Canonical single field slow-roll inflation with a non-monotonic tensor-to-scalar ratio

TL;DR

This paper explores conditions on the slow-roll parameter in single field inflation models, revealing how non-monotonic behavior of epsilon can produce a large tensor-to-scalar ratio consistent with Planck data, with implications for inflationary parameters.

Contribution

It introduces a model-independent approach focusing on epsilon and its derivatives, analyzing non-monotonic epsilon behavior to reconcile large r with observational constraints.

Findings

Large r associated with epsilon developing a maximum

Negligible r implies negative running

Bounds on field excursion and spectral index

Abstract

We take a pragmatic, model independent approach to single field slow-roll canonical inflation by imposing conditions, not on the potential, but on the slow-roll parameter $\epsilon(\phi)$ and its derivatives $\epsilon^{\prime }(\phi)$ and $\epsilon^{\prime\prime }(\phi)$, thereby extracting general conditions on the tensor-to-scalar ratio $r$ and the running $n_{sk}$ at $\phi_{H}$ where the perturbations are produced, some $50$ $-$ $60$ $e$-folds before the end of inflation.

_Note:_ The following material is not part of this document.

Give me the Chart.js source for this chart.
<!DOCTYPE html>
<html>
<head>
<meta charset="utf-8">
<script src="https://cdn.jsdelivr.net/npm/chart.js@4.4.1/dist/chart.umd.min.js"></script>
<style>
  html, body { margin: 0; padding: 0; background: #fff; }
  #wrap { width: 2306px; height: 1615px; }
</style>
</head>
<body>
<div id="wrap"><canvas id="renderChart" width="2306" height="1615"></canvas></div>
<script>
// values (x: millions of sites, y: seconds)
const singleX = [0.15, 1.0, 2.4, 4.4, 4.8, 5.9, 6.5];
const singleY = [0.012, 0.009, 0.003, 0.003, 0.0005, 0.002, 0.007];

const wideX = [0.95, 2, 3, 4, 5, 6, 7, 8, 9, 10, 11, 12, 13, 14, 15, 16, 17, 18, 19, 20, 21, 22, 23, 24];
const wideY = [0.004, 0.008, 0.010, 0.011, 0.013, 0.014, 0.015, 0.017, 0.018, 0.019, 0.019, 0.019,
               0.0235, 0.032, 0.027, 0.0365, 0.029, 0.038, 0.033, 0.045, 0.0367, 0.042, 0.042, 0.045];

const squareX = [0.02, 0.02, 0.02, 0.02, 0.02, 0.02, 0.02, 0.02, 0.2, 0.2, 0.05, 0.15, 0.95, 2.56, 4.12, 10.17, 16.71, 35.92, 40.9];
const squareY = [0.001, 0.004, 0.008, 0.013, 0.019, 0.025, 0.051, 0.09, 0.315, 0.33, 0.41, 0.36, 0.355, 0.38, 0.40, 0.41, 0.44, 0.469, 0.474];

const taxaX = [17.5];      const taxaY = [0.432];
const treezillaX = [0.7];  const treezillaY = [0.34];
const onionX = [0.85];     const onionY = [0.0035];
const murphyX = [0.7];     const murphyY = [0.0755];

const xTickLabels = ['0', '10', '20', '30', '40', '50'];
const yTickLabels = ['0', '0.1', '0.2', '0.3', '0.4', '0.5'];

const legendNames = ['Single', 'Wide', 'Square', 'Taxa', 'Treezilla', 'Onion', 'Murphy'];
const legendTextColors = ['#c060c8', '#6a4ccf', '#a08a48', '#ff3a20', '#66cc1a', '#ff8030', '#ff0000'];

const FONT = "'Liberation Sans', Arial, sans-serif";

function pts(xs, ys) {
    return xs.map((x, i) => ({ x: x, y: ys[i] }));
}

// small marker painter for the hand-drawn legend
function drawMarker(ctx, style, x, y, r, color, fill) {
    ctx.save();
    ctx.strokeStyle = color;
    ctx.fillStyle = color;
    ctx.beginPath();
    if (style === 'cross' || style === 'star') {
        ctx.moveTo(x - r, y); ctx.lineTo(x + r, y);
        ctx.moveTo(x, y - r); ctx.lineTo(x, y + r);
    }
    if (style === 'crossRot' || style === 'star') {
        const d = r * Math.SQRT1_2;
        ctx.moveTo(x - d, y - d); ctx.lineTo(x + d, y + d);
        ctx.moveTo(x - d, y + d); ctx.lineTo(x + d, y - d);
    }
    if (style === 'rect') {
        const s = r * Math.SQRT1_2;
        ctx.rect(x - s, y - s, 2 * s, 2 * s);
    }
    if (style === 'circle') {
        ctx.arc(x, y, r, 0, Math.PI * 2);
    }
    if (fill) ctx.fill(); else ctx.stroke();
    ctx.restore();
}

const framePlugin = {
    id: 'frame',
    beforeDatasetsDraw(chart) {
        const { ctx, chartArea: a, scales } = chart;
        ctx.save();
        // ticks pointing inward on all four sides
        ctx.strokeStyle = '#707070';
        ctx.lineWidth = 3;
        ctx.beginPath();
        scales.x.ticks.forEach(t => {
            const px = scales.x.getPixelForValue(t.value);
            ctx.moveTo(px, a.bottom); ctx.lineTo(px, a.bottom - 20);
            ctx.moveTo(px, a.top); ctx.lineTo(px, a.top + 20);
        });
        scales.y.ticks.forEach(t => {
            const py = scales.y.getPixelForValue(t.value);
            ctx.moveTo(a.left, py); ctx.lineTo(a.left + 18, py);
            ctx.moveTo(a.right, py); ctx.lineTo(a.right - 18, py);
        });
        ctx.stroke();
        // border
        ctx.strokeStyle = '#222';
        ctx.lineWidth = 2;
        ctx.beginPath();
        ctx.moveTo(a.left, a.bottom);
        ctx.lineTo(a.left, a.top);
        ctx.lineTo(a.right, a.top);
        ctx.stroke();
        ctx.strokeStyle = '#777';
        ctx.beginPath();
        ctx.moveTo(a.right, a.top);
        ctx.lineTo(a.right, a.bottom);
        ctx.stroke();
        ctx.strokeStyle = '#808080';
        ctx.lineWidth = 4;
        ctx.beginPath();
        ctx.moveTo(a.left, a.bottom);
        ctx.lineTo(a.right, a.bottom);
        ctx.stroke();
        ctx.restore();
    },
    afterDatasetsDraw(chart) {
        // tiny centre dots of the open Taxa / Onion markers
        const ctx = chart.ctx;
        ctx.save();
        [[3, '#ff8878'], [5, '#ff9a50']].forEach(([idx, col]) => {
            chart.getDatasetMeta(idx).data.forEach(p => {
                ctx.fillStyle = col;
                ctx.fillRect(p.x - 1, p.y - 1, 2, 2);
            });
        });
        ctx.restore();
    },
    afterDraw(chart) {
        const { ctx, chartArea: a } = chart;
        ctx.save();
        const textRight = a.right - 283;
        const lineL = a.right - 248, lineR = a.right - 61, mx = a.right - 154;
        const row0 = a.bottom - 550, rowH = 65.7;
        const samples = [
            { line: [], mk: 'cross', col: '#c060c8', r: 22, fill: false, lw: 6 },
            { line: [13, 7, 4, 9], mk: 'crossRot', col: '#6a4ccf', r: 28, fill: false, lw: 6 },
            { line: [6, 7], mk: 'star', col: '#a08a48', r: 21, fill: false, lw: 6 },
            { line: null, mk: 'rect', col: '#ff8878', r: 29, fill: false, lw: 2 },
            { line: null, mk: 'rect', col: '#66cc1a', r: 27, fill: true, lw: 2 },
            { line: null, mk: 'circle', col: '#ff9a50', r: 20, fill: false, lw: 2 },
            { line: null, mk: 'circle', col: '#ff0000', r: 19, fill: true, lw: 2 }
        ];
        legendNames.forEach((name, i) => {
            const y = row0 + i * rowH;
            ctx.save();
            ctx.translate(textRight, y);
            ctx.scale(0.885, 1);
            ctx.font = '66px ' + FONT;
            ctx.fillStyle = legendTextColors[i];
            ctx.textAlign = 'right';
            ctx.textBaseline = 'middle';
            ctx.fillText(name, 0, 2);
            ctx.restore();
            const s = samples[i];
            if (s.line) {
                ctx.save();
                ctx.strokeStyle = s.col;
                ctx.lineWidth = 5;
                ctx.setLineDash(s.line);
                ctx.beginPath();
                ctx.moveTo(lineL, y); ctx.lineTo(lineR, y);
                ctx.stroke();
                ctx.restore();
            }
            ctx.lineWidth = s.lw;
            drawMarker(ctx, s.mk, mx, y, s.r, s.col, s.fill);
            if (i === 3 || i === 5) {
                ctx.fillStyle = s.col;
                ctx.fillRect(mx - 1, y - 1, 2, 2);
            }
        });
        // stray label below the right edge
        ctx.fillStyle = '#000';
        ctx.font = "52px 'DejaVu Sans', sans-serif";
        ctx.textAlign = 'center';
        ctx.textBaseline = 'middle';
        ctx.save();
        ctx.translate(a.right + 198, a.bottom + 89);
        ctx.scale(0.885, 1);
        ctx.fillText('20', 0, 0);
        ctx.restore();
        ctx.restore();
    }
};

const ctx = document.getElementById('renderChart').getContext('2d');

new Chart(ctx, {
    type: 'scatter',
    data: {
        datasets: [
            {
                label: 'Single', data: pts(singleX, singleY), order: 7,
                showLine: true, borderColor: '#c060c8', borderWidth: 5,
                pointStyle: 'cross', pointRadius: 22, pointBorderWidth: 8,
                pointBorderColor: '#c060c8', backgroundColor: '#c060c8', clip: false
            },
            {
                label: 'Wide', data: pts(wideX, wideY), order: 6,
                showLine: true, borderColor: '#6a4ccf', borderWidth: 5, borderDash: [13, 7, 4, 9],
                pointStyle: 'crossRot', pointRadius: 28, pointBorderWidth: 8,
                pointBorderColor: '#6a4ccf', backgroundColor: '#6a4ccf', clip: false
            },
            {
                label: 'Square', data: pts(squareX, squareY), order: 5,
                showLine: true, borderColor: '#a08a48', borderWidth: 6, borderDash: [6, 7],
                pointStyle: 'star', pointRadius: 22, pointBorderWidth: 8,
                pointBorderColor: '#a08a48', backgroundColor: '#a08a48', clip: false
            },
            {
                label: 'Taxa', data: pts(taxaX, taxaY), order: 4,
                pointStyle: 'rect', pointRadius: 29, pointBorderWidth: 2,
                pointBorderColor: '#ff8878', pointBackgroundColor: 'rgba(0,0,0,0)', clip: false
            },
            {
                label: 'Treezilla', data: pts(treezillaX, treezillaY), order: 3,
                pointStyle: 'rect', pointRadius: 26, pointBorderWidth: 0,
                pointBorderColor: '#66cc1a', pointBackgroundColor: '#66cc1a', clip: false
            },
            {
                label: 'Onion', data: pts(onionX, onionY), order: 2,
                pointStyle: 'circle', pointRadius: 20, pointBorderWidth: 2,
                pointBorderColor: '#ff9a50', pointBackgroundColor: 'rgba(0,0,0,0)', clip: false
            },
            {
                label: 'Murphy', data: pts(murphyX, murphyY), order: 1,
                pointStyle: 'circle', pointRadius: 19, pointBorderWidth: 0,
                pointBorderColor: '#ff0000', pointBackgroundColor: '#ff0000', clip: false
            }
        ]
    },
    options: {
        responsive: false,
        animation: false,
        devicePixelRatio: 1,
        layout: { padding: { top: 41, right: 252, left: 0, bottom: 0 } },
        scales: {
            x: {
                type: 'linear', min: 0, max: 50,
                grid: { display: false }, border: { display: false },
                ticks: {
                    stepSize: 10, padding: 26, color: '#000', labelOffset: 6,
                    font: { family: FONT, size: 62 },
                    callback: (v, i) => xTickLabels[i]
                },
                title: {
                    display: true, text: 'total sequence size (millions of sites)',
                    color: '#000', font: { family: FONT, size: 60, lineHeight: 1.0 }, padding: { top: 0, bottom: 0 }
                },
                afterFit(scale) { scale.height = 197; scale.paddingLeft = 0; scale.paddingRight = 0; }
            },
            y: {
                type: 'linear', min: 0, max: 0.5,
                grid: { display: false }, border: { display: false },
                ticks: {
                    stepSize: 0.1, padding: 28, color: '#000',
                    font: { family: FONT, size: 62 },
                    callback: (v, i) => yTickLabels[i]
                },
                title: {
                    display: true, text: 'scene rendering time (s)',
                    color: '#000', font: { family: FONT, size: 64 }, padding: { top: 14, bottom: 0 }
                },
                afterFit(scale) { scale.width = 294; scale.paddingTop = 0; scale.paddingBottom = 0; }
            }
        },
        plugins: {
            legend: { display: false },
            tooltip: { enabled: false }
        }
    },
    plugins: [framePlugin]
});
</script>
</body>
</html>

We find quite generally that for models where $\epsilon(\phi)$ develops a maximum, a relatively large $r$ is most likely accompanied by a positive running while a negligible tensor-to-scalar ratio implies negative running. The definitive answer, however, is given in terms of the slow-roll parameter $\xi_2(\phi)$. To accommodate a large tensor-to-scalar ratio that meets the limiting values allowed by the Planck data, we study a non-monotonic $\epsilon(\phi)$ decreasing during most part of inflation. Since at $\phi_{H}$ the slow-roll parameter $\epsilon(\phi)$ is increasing, we thus require that $\epsilon(\phi)$ develops a maximum for $\phi > \phi_{H}$ after which $\epsilon(\phi)$ decrease to small values where most $e$-folds are produced. The end of inflation might occur trough a hybrid mechanism and a small field excursion $\Delta\phi_e\equiv |\phi_H-\phi_e |$ is obtained with a sufficiently thin profile for $\epsilon(\phi)$ which, however, should not conflict with the second slow-roll parameter $\eta(\phi)$. As a consequence of this analysis we find bounds for $\Delta \phi_e$, $r_H$ and for the scalar spectral index $n_{sH}$. Finally we provide examples where these considerations are explicitly realised.